U.S. District Court Judge David Edelstein today denied a request by the International Business Machines Corp. that he disqualify himself from presiding over the massive Justice Department anti-trust case against the computer gaint.

On July 19, IBM stunned participants in the decade-long case by accusing the 70 year old judge of showing "bias and prejudice" throughout the case, which has been at the trial stage since May 1975.

But today, in his 33 page decision on IBM's motion, Edelstein said the company's allegations -- which were supported with 2,000 pages of documentation -- "demonstrate no personal extra-judicial bias or prejudice on the part of this court."

Edelstein borrowed fellow U.S. District Court Judge John Sirica's words from his denial of a similar motion against him in the U.S. vs Mitchell case, when he said: "Defendants' best effort consists of alleging a battery of facts from which it is hoped one would infer some bias favorable to the prosecution. Even then, defendants have cited nothing to suggest that any such bias, which the court assures them does not exist, is personal."

IBM had charged that Edelstein, who is hearing the trial without a jury, has demonstrated "a personal bias and prejudice against defendant (IBM) and in favor of plaintiff (U.S)" during his seven years as presiding judge over the case.

Addressing the question of why it had waited seven years to accuse the judge of prejudice -- an unprecedented amount of time -- IBM stated in an affidavit that "what in the past we saw as extremely vexatious and wrong-headed actions by Chief Justice Edelstein may now, we believe, be seen as strong indications of bias and prejudice."

The IBM motion for disqualification was supported by an affidavit signed by five prestigious IBM directors who are lawyers, former Transportation secretary William Coleman Jr., former Housing and Urban Development secretary Carla Hills, former Pennsylvania governor, congressman and U.S. ambassador to the United Nations William Scranton, Du pont co. chair- man Irving Shapiro (a former Justice Department antitrust attorney along with Edelstein) and former U.S. ambassador to France John Irwin II.

But Edelstein was not swayed by IBM's arguments, which cited the fact that a disproportionate number of his courtroom decisions went against the company and for the government, and that he constantly had berated IBM's attorneys and witnesses in court.

"What IBM fails to note is that IBM itself was responsible for raising the overwhelming majority of objections at trial," Edelstein said in his ruling. "The fact that IBM lost a majority of its objections and motions indicates not bias of the judge but rather lack of merit to the objections and motions."

"More important, IBM's claim of bias upon the court's adverse ruling is legally insufficient," he added.

As for the charge that he was hostile to IBM attorneys and witnesses, Edelstein said, "Even if IBM's allegations with respect ot the court's treatment of witnesses were true, the court finds them legally insufficient to support a claim of bias.

"IBM has made no showing that the court's treatment of witnesses stems from an extrajudicial source rather than from its duty to protect the record from distortion and obfuscation," he said.

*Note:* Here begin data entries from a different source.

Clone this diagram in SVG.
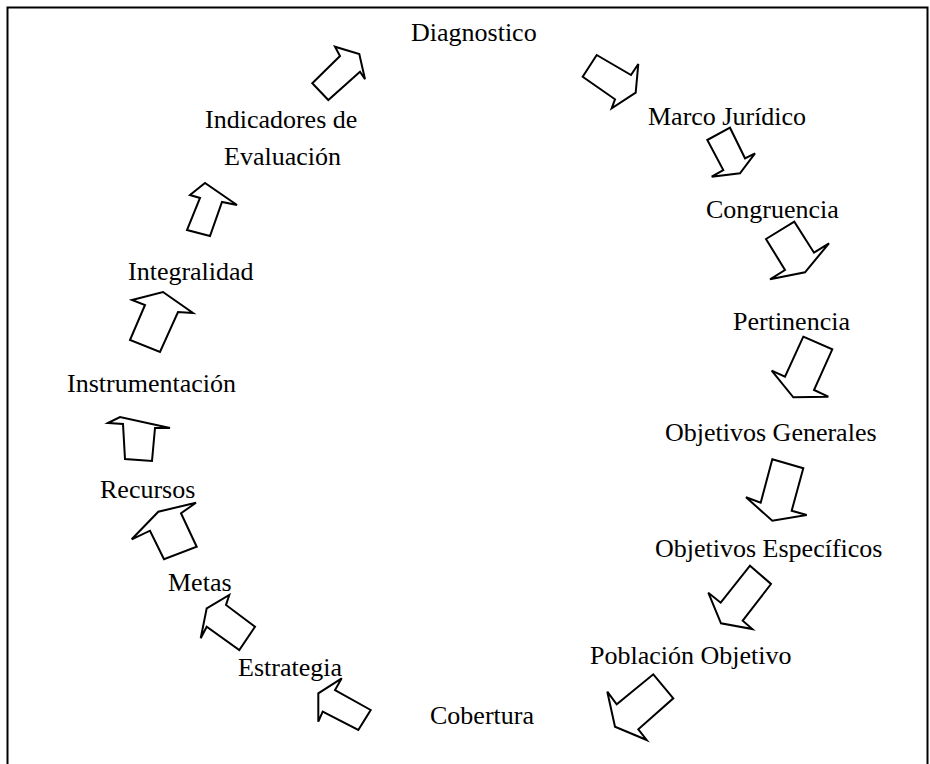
<svg xmlns="http://www.w3.org/2000/svg" width="930" height="764" viewBox="0 0 930 764">
<style>
.t{font-family:"Liberation Serif","Times New Roman",serif;font-size:26px;fill:#000}
.a{fill:#fff;stroke:#000;stroke-width:2;stroke-linejoin:miter}
</style>
<rect width="930" height="764" fill="#fff"/>
<path d="M7.5,764 V7.5 H927.5 V764" fill="none" stroke="#000" stroke-width="2"/>
<g id="n1"><text class="t" x="411" y="41">Diagnostico</text></g>
<g id="n2"><text class="t" x="648" y="125">Marco Jurídico</text></g>
<g id="n3"><text class="t" x="706" y="218">Congruencia</text></g>
<g id="n4"><text class="t" x="733" y="330">Pertinencia</text></g>
<g id="n5"><text class="t" x="665" y="441">Objetivos Generales</text></g>
<g id="n6"><text class="t" x="655" y="557">Objetivos Específicos</text></g>
<g id="n7"><text class="t" x="590" y="664">Población Objetivo</text></g>
<g id="n8"><text class="t" x="430" y="724">Cobertura</text></g>
<g id="n9"><text class="t" x="238" y="676">Estrategia</text></g>
<g id="n10"><text class="t" x="168" y="591">Metas</text></g>
<g id="n11"><text class="t" x="100" y="498">Recursos</text></g>
<g id="n12"><text class="t" x="67" y="392">Instrumentación</text></g>
<g id="n13"><text class="t" x="128" y="280">Integralidad</text></g>
<g id="n14"><text class="t" x="205" y="128">Indicadores de</text><text class="t" x="224" y="165">Evaluación</text></g>
<g id="connectors">
<polygon class="a" points="312.3,83.3 340,56 335,46.7 359.3,54 365,79.3 360,71.7 328.3,100"/>
<polygon class="a" points="596.7,55 631,75 638.3,64 635.7,92.7 611.7,108.3 615,99.3 582.7,76.7"/>
<polygon class="a" points="707.3,140 730,127.7 745,158.3 755,153.3 740,173.3 711.7,176.7 723.3,170"/>
<polygon class="a" points="766,239 794.3,221.7 814,252.7 829,243.3 805,272.3 770,279.3 785,270"/>
<polygon class="a" points="803.3,336.7 832.3,349.3 814,390 828.3,396.7 793.3,397.3 771.7,370.7 785,376.7"/>
<polygon class="a" points="772.3,459.3 803.3,468.3 791.7,510.7 806.7,515 772.3,520.7 746,497.3 760.7,502.7"/>
<polygon class="a" points="750,565.7 771,584 742.7,620.7 752.3,629 721,623.3 708.3,592.7 720.7,602.7"/>
<polygon class="a" points="653.3,674.3 673.3,698.3 638.3,729.3 646.7,740 615,726.7 607.3,691.7 616.7,704.3"/>
<polygon class="a" points="341.7,678.3 335,690 370.7,710 358.3,730 322.7,711.7 318.3,721.7 318.3,693.3"/>
<polygon class="a" points="229.3,595 226,605 255,626.7 239.3,650 206.7,626.7 200.7,638.3 206.7,608.3"/>
<polygon class="a" points="196,502.7 181,513.3 196.7,546.7 164,559.3 150,530.7 131.7,539.3 158.3,511.7"/>
<polygon class="a" points="108,423 120,417 170,428 155,428 152,461 125,459 123,424"/>
<polygon class="a" points="132,300 163,292 193,313 178,312 160,352 130,340 145,305"/>
<polygon class="a" points="190,195 205,183 237,205 222,202 210,236 187,230 200,198"/>
</g>
</svg>
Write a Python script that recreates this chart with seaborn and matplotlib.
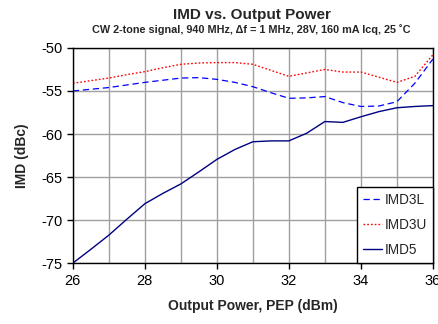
import matplotlib
matplotlib.use("Agg")
import matplotlib.pyplot as plt
import pandas as pd
import seaborn as sns
import numpy as np

# Data
power = [26, 26.5, 27, 27.5, 28, 28.5, 29, 29.5, 30, 30.5, 31,
         31.5, 32, 32.5, 33, 33.5, 34, 34.5, 35, 35.5, 36]
imd3l = [-55.0, -54.8, -54.6, -54.3, -54.0, -53.75, -53.5, -53.45, -53.65, -54.0, -54.5,
         -55.2, -55.85, -55.8, -55.65, -56.35, -56.8, -56.75, -56.25, -54.1, -51.3]
imd3u = [-54.1, -53.8, -53.5, -53.1, -52.75, -52.3, -51.9, -51.75, -51.7, -51.7, -51.9,
         -52.6, -53.3, -52.9, -52.5, -52.8, -52.8, -53.4, -54.0, -53.3, -50.8]
imd5 = [-75.0, -73.4, -71.75, -69.9, -68.1, -66.9, -65.8, -64.4, -62.95, -61.8, -60.9,
        -60.8, -60.8, -59.9, -58.55, -58.65, -58.0, -57.4, -56.95, -56.8, -56.7]

sns.set_style("white")
plt.rcParams["font.family"] = ["Liberation Sans", "DejaVu Sans"]
plt.rcParams["axes.unicode_minus"] = False

fig = plt.figure(figsize=(4.39, 3.24), dpi=100)
ax = fig.add_axes([0.166, 0.188, 0.820, 0.664])

sns.lineplot(x=power, y=imd3l, ax=ax, color="#0000ff", linestyle=(0, (5, 3)),
             linewidth=0.9, label="IMD3L")
sns.lineplot(x=power, y=imd3u, ax=ax, color="#ff0000", linestyle=(0, (1.2, 1.5)),
             linewidth=1.0, label="IMD3U")
sns.lineplot(x=power, y=imd5, ax=ax, color="#000080", linestyle="-",
             linewidth=1.0, label="IMD5")

ax.set_xlim(26, 36)
ax.set_ylim(-75, -50)
ax.set_xticks(np.arange(26, 37, 2))
ax.set_xticks(np.arange(26, 37, 1), minor=True)
ax.set_yticks(np.arange(-75, -49, 5))
ax.grid(True, which="both", axis="x", color="#a0a0a0", linewidth=1.0)
ax.grid(True, which="major", axis="y", color="#a0a0a0", linewidth=1.0)
ax.set_axisbelow(True)
ax.tick_params(axis="both", which="major", direction="out", length=4, width=1,
               labelsize=10.5, colors="black", bottom=True, left=True)
ax.tick_params(axis="x", which="minor", length=0)
for s in ax.spines.values():
    s.set_color("black")
    s.set_linewidth(1.0)

ax.set_xlabel("Output Power, PEP (dBm)", fontsize=10, fontweight="bold", labelpad=8)
ax.set_ylabel("IMD (dBc)", fontsize=10, fontweight="bold", labelpad=9)
fig.text(0.573, 0.955, "IMD vs. Output Power", ha="center", va="center",
         fontsize=11, fontweight="bold")
fig.text(0.573, 0.91, "CW 2-tone signal, 940 MHz, \u0394f = 1 MHz, 28V, 160 mA Icq, 25 \u02daC",
         ha="center", va="center", fontsize=7.8, fontweight="bold")

leg = ax.legend(loc="lower right", fontsize=9.8, frameon=True, fancybox=False,
                edgecolor="black", framealpha=1, borderaxespad=0.0,
                handlelength=1.4, handletextpad=0.2, labelspacing=0.8,
                borderpad=0.45)
leg.get_frame().set_linewidth(1.0)

fig.savefig("out.png", dpi=100)
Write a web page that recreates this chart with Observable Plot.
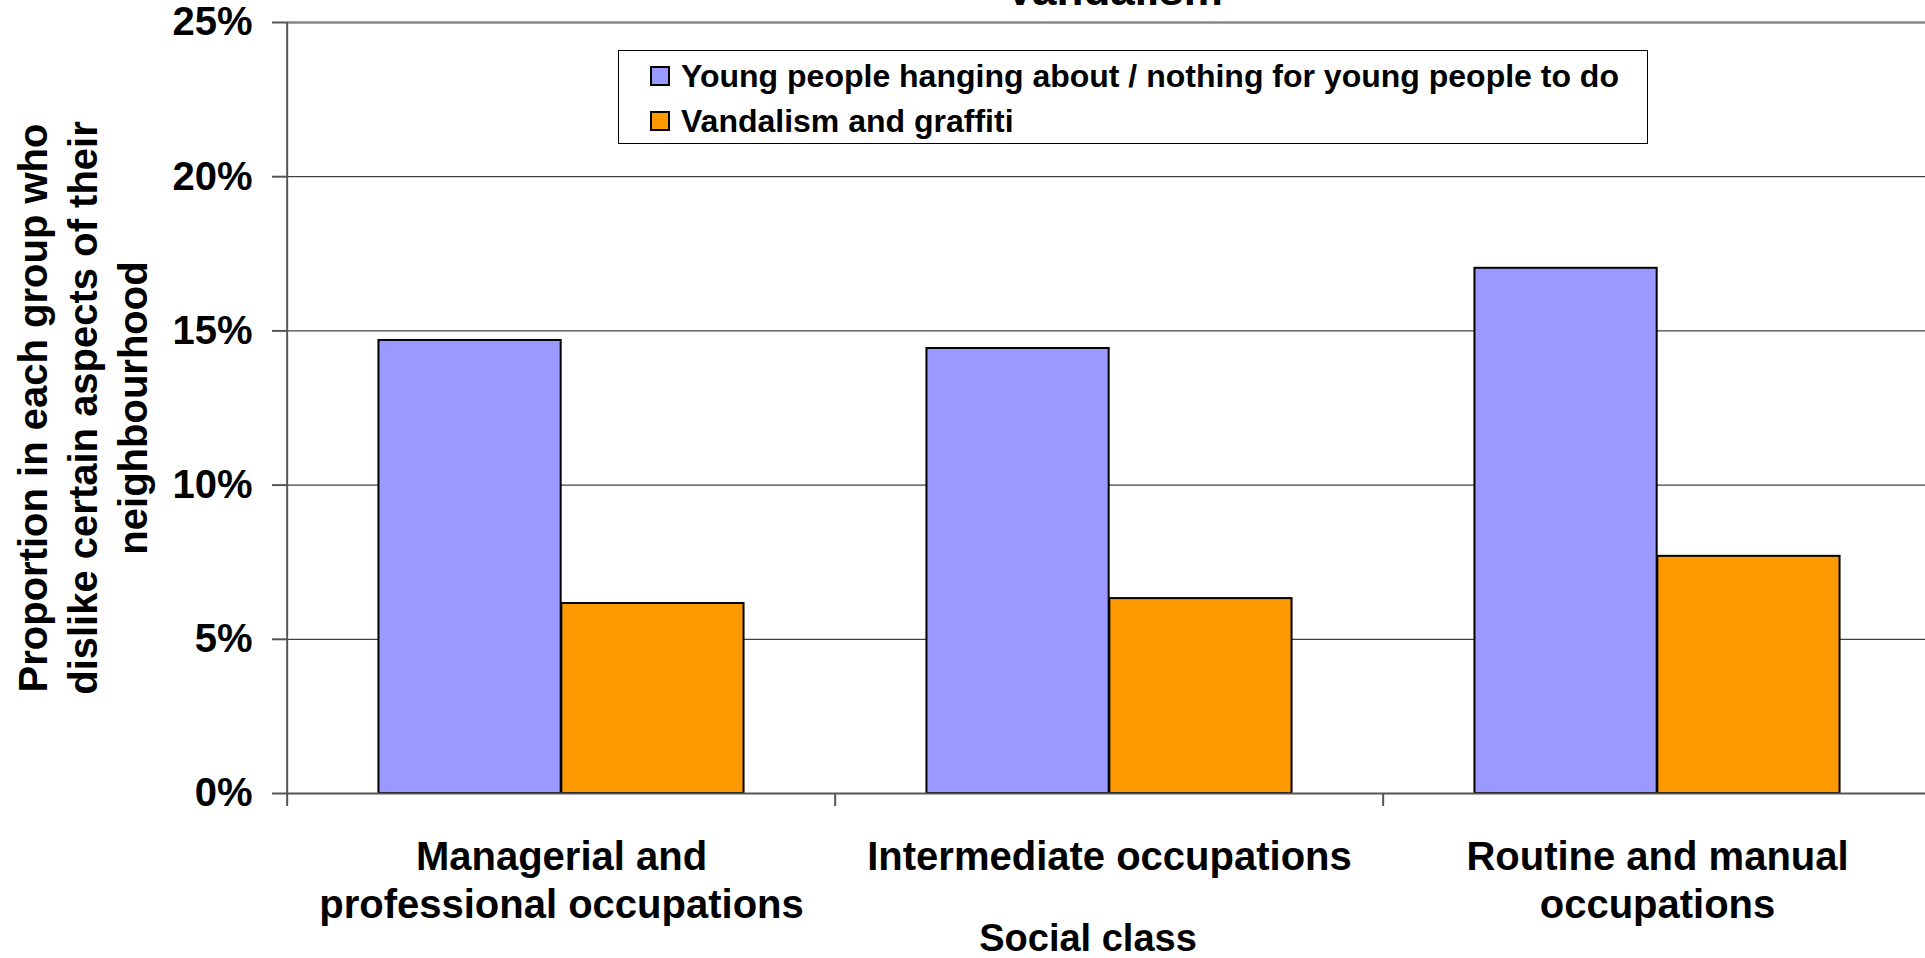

The IBM case is one of the most controversial in the Justice Department's history of antitrust enforcement. During the decade since the company was charged with unfair practices in the computer business, that industry has changed dramatically, with hundreds of new firms entering the market.

There have been indications from government attorneys and from high Justice Department officials that the case should be settled. It already has filled 90,000 pages of transcript and spanned 612 days in court.

IBM today declined to comment on the latest ruling. But legal experts say it is likely the company will appeal the action to the U.S. Court of Appeals, an action likely to tie up the case even longer. It already has been suspended for several weeks while Edelstein considered the removal motion.